*MATERIAL*:
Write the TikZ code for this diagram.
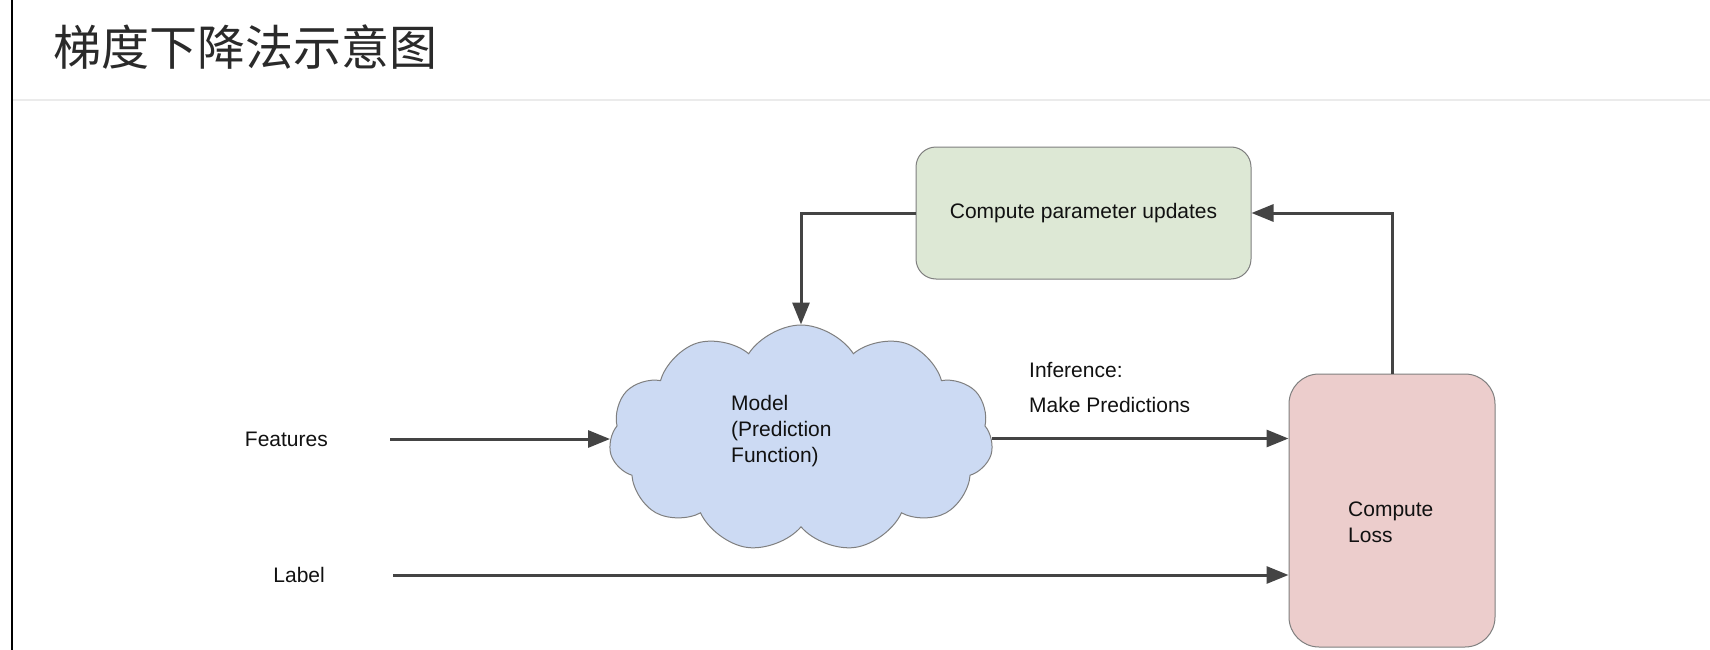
\documentclass[tikz,border=0pt]{standalone}
\usepackage{fontspec}
\setmainfont{Liberation Sans}
\newfontfamily\cjkfont{Noto Sans CJK SC}
\usetikzlibrary{arrows.meta,shapes.symbols,calc}
\definecolor{arrowgray}{HTML}{444444}
\definecolor{bordergray}{HTML}{7F7F7F}
\definecolor{sepgray}{HTML}{EBEBEB}
\definecolor{greenfill}{HTML}{DDE8D5}
\definecolor{bluefill}{HTML}{CCDAF3}
\definecolor{redfill}{HTML}{ECCDCC}
\definecolor{titlecol}{HTML}{2A2A2A}
\definecolor{txtcol}{HTML}{111111}
\begin{document}
\begin{tikzpicture}[x=1pt,y=-1pt,
  conn/.style={line width=3pt, draw=arrowgray, -{Triangle[length=22pt,width=17pt]}},
  lbl/.style={font=\fontsize{21}{26}\selectfont, text=txtcol, inner sep=0pt},
  greenbox/.style={draw=bordergray, line width=1pt, fill=greenfill, rounded corners=20pt,
    minimum width=335pt, minimum height=132pt, font=\fontsize{21}{26}\selectfont, text=txtcol},
  redbox/.style={draw=bordergray, line width=1pt, fill=redfill, rounded corners=30pt,
    minimum width=206pt, minimum height=273pt},
  cloudshape/.style={cloud, draw=bordergray, line width=1pt, fill=bluefill, cloud puffs=11,
    cloud puff arc=115, cloud ignores aspect, minimum width=384pt, minimum height=227pt, inner sep=0pt}
]
\useasboundingbox (0,0) rectangle (1710,650);
\fill[white] (0,0) rectangle (1710,650);
\draw[black, line width=2pt] (12,0) -- (12,650);
\draw[sepgray, line width=2pt] (13,100) -- (1710,100);
\node[anchor=west, inner sep=0pt, text=titlecol, font=\cjkfont\fontsize{48}{56}\selectfont] (title) at (53,47) {梯度下降法示意图};

\node[greenbox] (update) at (1083.5,213) {Compute parameter updates};
\node[cloudshape] (model) at (801,438.5) {};
\node[lbl, align=left, anchor=west] (modeltext) at (731,431) {Model\\(Prediction\\Function)};
\node[redbox] (loss) at (1392,510.5) {};
\node[lbl, align=left, anchor=west] (losstext) at (1348,522) {Compute\\Loss};
\node[lbl, anchor=east] (features) at (328,439) {Features};
\node[lbl, anchor=east] (label) at (325,575) {Label};
\node[lbl, align=left, anchor=west, font=\fontsize{21}{35}\selectfont] (inference) at (1029,388) {Inference:\\Make Predictions};

\draw[conn, shorten <=62pt] (features.east) -- (features.east -| model.west);
\draw[conn, shorten <=68pt] (label.east) -- (label.east -| loss.west);
\draw[conn] (model.east) -- (model.east -| loss.west);
\draw[conn] (loss.north) |- (update.east);
\draw[conn] (update.west) -| (model.north);
\end{tikzpicture}
\end{document}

*GIVEN PROBLEM*:
Write out each line again precisely as it appears, skipping every picture.

*TASK SOLUTION*:
Write the TikZ code for this diagram.
\documentclass[tikz,border=0pt]{standalone}
\usepackage{fontspec}
\setmainfont{Liberation Sans}
\newfontfamily\cjkfont{Noto Sans CJK SC}
\usetikzlibrary{arrows.meta,shapes.symbols,calc}
\definecolor{arrowgray}{HTML}{444444}
\definecolor{bordergray}{HTML}{7F7F7F}
\definecolor{sepgray}{HTML}{EBEBEB}
\definecolor{greenfill}{HTML}{DDE8D5}
\definecolor{bluefill}{HTML}{CCDAF3}
\definecolor{redfill}{HTML}{ECCDCC}
\definecolor{titlecol}{HTML}{2A2A2A}
\definecolor{txtcol}{HTML}{111111}
\begin{document}
\begin{tikzpicture}[x=1pt,y=-1pt,
  conn/.style={line width=3pt, draw=arrowgray, -{Triangle[length=22pt,width=17pt]}},
  lbl/.style={font=\fontsize{21}{26}\selectfont, text=txtcol, inner sep=0pt},
  greenbox/.style={draw=bordergray, line width=1pt, fill=greenfill, rounded corners=20pt,
    minimum width=335pt, minimum height=132pt, font=\fontsize{21}{26}\selectfont, text=txtcol},
  redbox/.style={draw=bordergray, line width=1pt, fill=redfill, rounded corners=30pt,
    minimum width=206pt, minimum height=273pt},
  cloudshape/.style={cloud, draw=bordergray, line width=1pt, fill=bluefill, cloud puffs=11,
    cloud puff arc=115, cloud ignores aspect, minimum width=384pt, minimum height=227pt, inner sep=0pt}
]
\useasboundingbox (0,0) rectangle (1710,650);
\fill[white] (0,0) rectangle (1710,650);
\draw[black, line width=2pt] (12,0) -- (12,650);
\draw[sepgray, line width=2pt] (13,100) -- (1710,100);
\node[anchor=west, inner sep=0pt, text=titlecol, font=\cjkfont\fontsize{48}{56}\selectfont] (title) at (53,47) {梯度下降法示意图};

\node[greenbox] (update) at (1083.5,213) {Compute parameter updates};
\node[cloudshape] (model) at (801,438.5) {};
\node[lbl, align=left, anchor=west] (modeltext) at (731,431) {Model\\(Prediction\\Function)};
\node[redbox] (loss) at (1392,510.5) {};
\node[lbl, align=left, anchor=west] (losstext) at (1348,522) {Compute\\Loss};
\node[lbl, anchor=east] (features) at (328,439) {Features};
\node[lbl, anchor=east] (label) at (325,575) {Label};
\node[lbl, align=left, anchor=west, font=\fontsize{21}{35}\selectfont] (inference) at (1029,388) {Inference:\\Make Predictions};

\draw[conn, shorten <=62pt] (features.east) -- (features.east -| model.west);
\draw[conn, shorten <=68pt] (label.east) -- (label.east -| loss.west);
\draw[conn] (model.east) -- (model.east -| loss.west);
\draw[conn] (loss.north) |- (update.east);
\draw[conn] (update.west) -| (model.north);
\end{tikzpicture}
\end{document}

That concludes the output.